A China enfrenta uma série de problemas graves, incluindo as tarifas impostas pelo Presidente dos EUA, Donald Trump, a elevada dívida dos governos locais, o fraco consumo, o desemprego e o envelhecimento da população.
Mas os especialistas afirmam que o colapso da Evergrande, juntamente com os graves problemas enfrentados por outras promotoras imobiliários, foi o que mais afetou o país.
«A queda do mercado imobiliário tem sido o maior entrave à economia e a razão principal para a redução do consumo», afirma Wang, lembrando que o setor representava cerca de um terço da economia chinesa e era uma importante fonte de receita para os governos locais. «Não creio que a China tenha encontrado uma alternativa viável para sustentar sua economia em escala semelhante», acrescenta.
A crise imobiliária levou a «despedimentos em massa» e muitos que mantiveram o emprego no setor sofreram grandes cortes salariais. Com a queda de pelo menos 30% nos preços das habitações, muitas famílias chinesas viram o valor das suas poupanças diminuir,estando menos propensas a gastar e investir.
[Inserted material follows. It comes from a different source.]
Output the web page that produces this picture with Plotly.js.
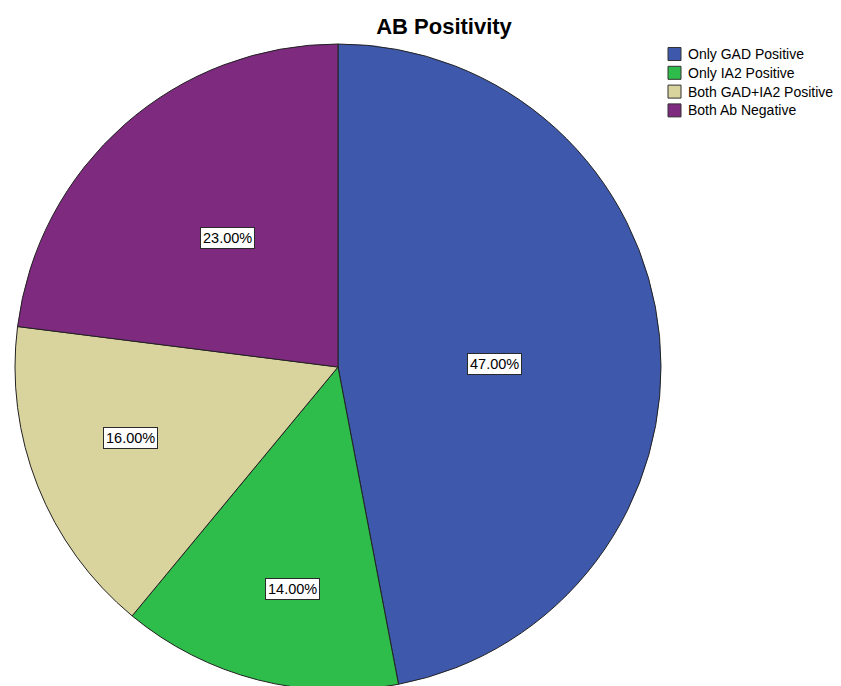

Apesar do mercado imobiliário ter sido um dos principais motores do crescimento económico da China, as prioridades do Partido Comunista são outras. O Presidente Xi Jinping está mais focado em indústrias de alta tecnologia, como energia renovável, carros elétricos, automação e robótica. Segundo Wang, «a China está numa profunda transição para uma nova era de desenvolvimento».